TASK – Please output every line of the material as it stands, without the pictures.

INFORMATION SHOWN –
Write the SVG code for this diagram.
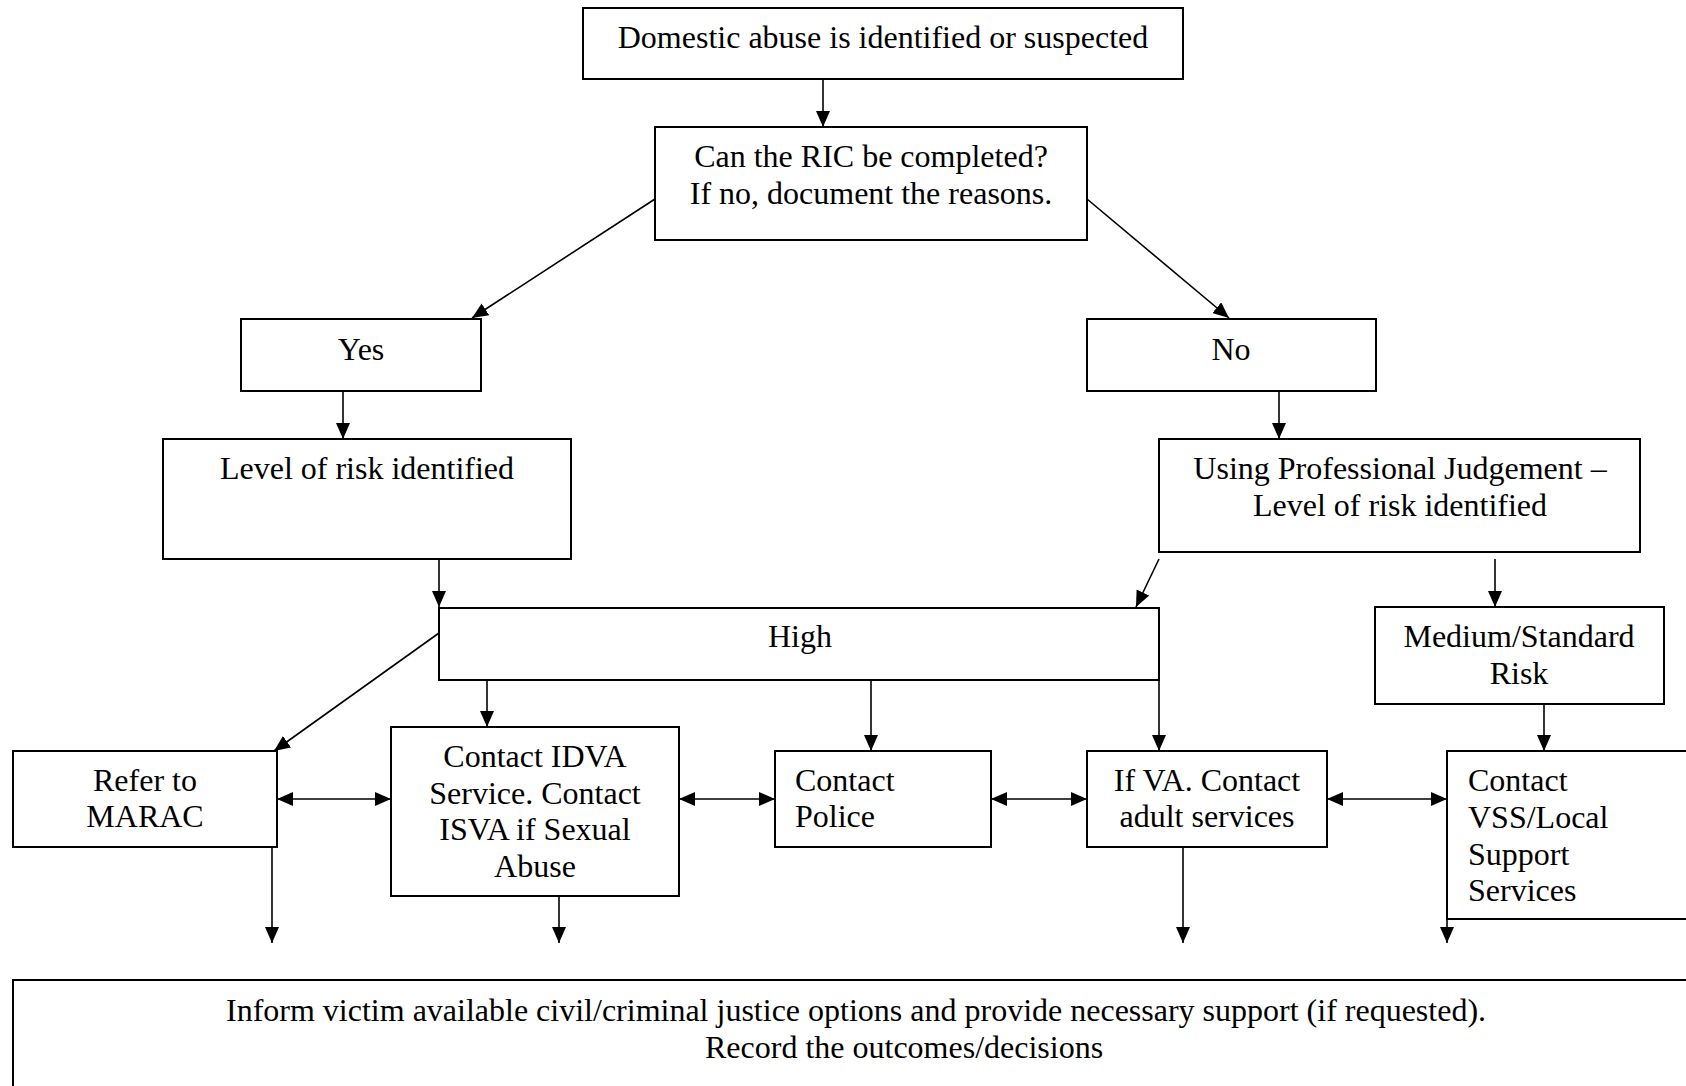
<svg xmlns="http://www.w3.org/2000/svg" width="1686" height="1086" viewBox="0 0 1686 1086">
<style>
.box{fill:#fff;stroke:#000;stroke-width:2}
.t{font-family:"Liberation Serif","Times New Roman",serif;font-size:32px;fill:#000}
.m{text-anchor:middle}
.c{fill:none;stroke:#000;stroke-width:1.6}
.a{marker-end:url(#ah)}
.d{marker-start:url(#ah);marker-end:url(#ah)}
</style>
<defs>
<marker id="ah" markerUnits="userSpaceOnUse" markerWidth="16" markerHeight="14" refX="16" refY="7" orient="auto-start-reverse">
<path d="M0,0 L16,7 L0,14 z" fill="#000"/>
</marker>
</defs>
<rect width="1686" height="1086" fill="#fff"/>
<g id="n-domestic"><rect class="box" x="583" y="8" width="600" height="71"/><text class="t m" x="883" y="48">Domestic abuse is identified or suspected</text></g>
<g id="n-ric"><rect class="box" x="655" y="127" width="432" height="113"/><text class="t m" x="871" y="167">Can the RIC be completed?</text><text class="t m" x="871" y="204">If no, document the reasons.</text></g>
<g id="n-yes"><rect class="box" x="241" y="319" width="240" height="72"/><text class="t m" x="361" y="360">Yes</text></g>
<g id="n-no"><rect class="box" x="1087" y="319" width="289" height="72"/><text class="t m" x="1231" y="360">No</text></g>
<g id="n-level"><rect class="box" x="163" y="439" width="408" height="120"/><text class="t m" x="367" y="479">Level of risk identified</text></g>
<g id="n-using"><rect class="box" x="1159" y="439" width="481" height="113"/><text class="t m" x="1400" y="479">Using Professional Judgement –</text><text class="t m" x="1400" y="516">Level of risk identified</text></g>
<g id="n-high"><rect class="box" x="439" y="608" width="720" height="72"/><text class="t m" x="800" y="647">High</text></g>
<g id="n-medium"><rect class="box" x="1375" y="607" width="289" height="97"/><text class="t m" x="1519" y="647">Medium/Standard</text><text class="t m" x="1519" y="684">Risk</text></g>
<g id="n-marac"><rect class="box" x="13" y="751" width="264" height="96"/><text class="t m" x="145" y="791">Refer to</text><text class="t m" x="145" y="827">MARAC</text></g>
<g id="n-idva"><rect class="box" x="391" y="727" width="288" height="169"/><text class="t m" x="535" y="767">Contact IDVA</text><text class="t m" x="535" y="804">Service. Contact</text><text class="t m" x="535" y="840">ISVA if Sexual</text><text class="t m" x="535" y="877">Abuse</text></g>
<g id="n-police"><rect class="box" x="775" y="751" width="216" height="96"/><text class="t" x="795" y="791">Contact</text><text class="t" x="795" y="827">Police</text></g>
<g id="n-va"><rect class="box" x="1087" y="751" width="240" height="96"/><text class="t m" x="1207" y="791">If VA. Contact</text><text class="t m" x="1207" y="827">adult services</text></g>
<g id="n-vss"><rect class="box" x="1447" y="751" width="260" height="168"/><text class="t" x="1468" y="791">Contact</text><text class="t" x="1468" y="828">VSS/Local</text><text class="t" x="1468" y="865">Support</text><text class="t" x="1468" y="901">Services</text></g>
<g id="n-inform"><rect class="box" x="13" y="980" width="1700" height="130"/><text class="t" x="226" y="1021">Inform victim available civil/criminal justice options and provide necessary support (if requested).</text><text class="t" x="705" y="1058">Record the outcomes/decisions</text></g>
<g id="connectors">
<line class="c a" x1="823" y1="79" x2="823" y2="127"/>
<line class="c a" x1="655" y1="199" x2="472" y2="318"/>
<line class="c a" x1="1087" y1="199" x2="1229" y2="318"/>
<line class="c a" x1="343" y1="391" x2="343" y2="439"/>
<line class="c a" x1="1279" y1="391" x2="1279" y2="439"/>
<line class="c a" x1="439" y1="559" x2="439" y2="607"/>
<line class="c a" x1="1159" y1="559" x2="1136" y2="607"/>
<line class="c a" x1="1495" y1="559" x2="1495" y2="607"/>
<line class="c a" x1="439" y1="633" x2="274" y2="751"/>
<line class="c a" x1="487" y1="680" x2="487" y2="727"/>
<line class="c a" x1="871" y1="680" x2="871" y2="751"/>
<line class="c a" x1="1159" y1="657" x2="1159" y2="751"/>
<line class="c a" x1="1544" y1="704" x2="1544" y2="751"/>
<line class="c d" x1="277" y1="799" x2="391" y2="799"/>
<line class="c d" x1="679" y1="799" x2="775" y2="799"/>
<line class="c d" x1="991" y1="799" x2="1087" y2="799"/>
<line class="c d" x1="1327" y1="799" x2="1447" y2="799"/>
<line class="c a" x1="272" y1="847" x2="272" y2="943"/>
<line class="c a" x1="559" y1="896" x2="559" y2="943"/>
<line class="c a" x1="1183" y1="847" x2="1183" y2="943"/>
<line class="c a" x1="1447" y1="900" x2="1447" y2="943"/>
</g>
</svg>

TASK SOLUTION –
Write the SVG code for this diagram.
<svg xmlns="http://www.w3.org/2000/svg" width="1686" height="1086" viewBox="0 0 1686 1086">
<style>
.box{fill:#fff;stroke:#000;stroke-width:2}
.t{font-family:"Liberation Serif","Times New Roman",serif;font-size:32px;fill:#000}
.m{text-anchor:middle}
.c{fill:none;stroke:#000;stroke-width:1.6}
.a{marker-end:url(#ah)}
.d{marker-start:url(#ah);marker-end:url(#ah)}
</style>
<defs>
<marker id="ah" markerUnits="userSpaceOnUse" markerWidth="16" markerHeight="14" refX="16" refY="7" orient="auto-start-reverse">
<path d="M0,0 L16,7 L0,14 z" fill="#000"/>
</marker>
</defs>
<rect width="1686" height="1086" fill="#fff"/>
<g id="n-domestic"><rect class="box" x="583" y="8" width="600" height="71"/><text class="t m" x="883" y="48">Domestic abuse is identified or suspected</text></g>
<g id="n-ric"><rect class="box" x="655" y="127" width="432" height="113"/><text class="t m" x="871" y="167">Can the RIC be completed?</text><text class="t m" x="871" y="204">If no, document the reasons.</text></g>
<g id="n-yes"><rect class="box" x="241" y="319" width="240" height="72"/><text class="t m" x="361" y="360">Yes</text></g>
<g id="n-no"><rect class="box" x="1087" y="319" width="289" height="72"/><text class="t m" x="1231" y="360">No</text></g>
<g id="n-level"><rect class="box" x="163" y="439" width="408" height="120"/><text class="t m" x="367" y="479">Level of risk identified</text></g>
<g id="n-using"><rect class="box" x="1159" y="439" width="481" height="113"/><text class="t m" x="1400" y="479">Using Professional Judgement –</text><text class="t m" x="1400" y="516">Level of risk identified</text></g>
<g id="n-high"><rect class="box" x="439" y="608" width="720" height="72"/><text class="t m" x="800" y="647">High</text></g>
<g id="n-medium"><rect class="box" x="1375" y="607" width="289" height="97"/><text class="t m" x="1519" y="647">Medium/Standard</text><text class="t m" x="1519" y="684">Risk</text></g>
<g id="n-marac"><rect class="box" x="13" y="751" width="264" height="96"/><text class="t m" x="145" y="791">Refer to</text><text class="t m" x="145" y="827">MARAC</text></g>
<g id="n-idva"><rect class="box" x="391" y="727" width="288" height="169"/><text class="t m" x="535" y="767">Contact IDVA</text><text class="t m" x="535" y="804">Service. Contact</text><text class="t m" x="535" y="840">ISVA if Sexual</text><text class="t m" x="535" y="877">Abuse</text></g>
<g id="n-police"><rect class="box" x="775" y="751" width="216" height="96"/><text class="t" x="795" y="791">Contact</text><text class="t" x="795" y="827">Police</text></g>
<g id="n-va"><rect class="box" x="1087" y="751" width="240" height="96"/><text class="t m" x="1207" y="791">If VA. Contact</text><text class="t m" x="1207" y="827">adult services</text></g>
<g id="n-vss"><rect class="box" x="1447" y="751" width="260" height="168"/><text class="t" x="1468" y="791">Contact</text><text class="t" x="1468" y="828">VSS/Local</text><text class="t" x="1468" y="865">Support</text><text class="t" x="1468" y="901">Services</text></g>
<g id="n-inform"><rect class="box" x="13" y="980" width="1700" height="130"/><text class="t" x="226" y="1021">Inform victim available civil/criminal justice options and provide necessary support (if requested).</text><text class="t" x="705" y="1058">Record the outcomes/decisions</text></g>
<g id="connectors">
<line class="c a" x1="823" y1="79" x2="823" y2="127"/>
<line class="c a" x1="655" y1="199" x2="472" y2="318"/>
<line class="c a" x1="1087" y1="199" x2="1229" y2="318"/>
<line class="c a" x1="343" y1="391" x2="343" y2="439"/>
<line class="c a" x1="1279" y1="391" x2="1279" y2="439"/>
<line class="c a" x1="439" y1="559" x2="439" y2="607"/>
<line class="c a" x1="1159" y1="559" x2="1136" y2="607"/>
<line class="c a" x1="1495" y1="559" x2="1495" y2="607"/>
<line class="c a" x1="439" y1="633" x2="274" y2="751"/>
<line class="c a" x1="487" y1="680" x2="487" y2="727"/>
<line class="c a" x1="871" y1="680" x2="871" y2="751"/>
<line class="c a" x1="1159" y1="657" x2="1159" y2="751"/>
<line class="c a" x1="1544" y1="704" x2="1544" y2="751"/>
<line class="c d" x1="277" y1="799" x2="391" y2="799"/>
<line class="c d" x1="679" y1="799" x2="775" y2="799"/>
<line class="c d" x1="991" y1="799" x2="1087" y2="799"/>
<line class="c d" x1="1327" y1="799" x2="1447" y2="799"/>
<line class="c a" x1="272" y1="847" x2="272" y2="943"/>
<line class="c a" x1="559" y1="896" x2="559" y2="943"/>
<line class="c a" x1="1183" y1="847" x2="1183" y2="943"/>
<line class="c a" x1="1447" y1="900" x2="1447" y2="943"/>
</g>
</svg>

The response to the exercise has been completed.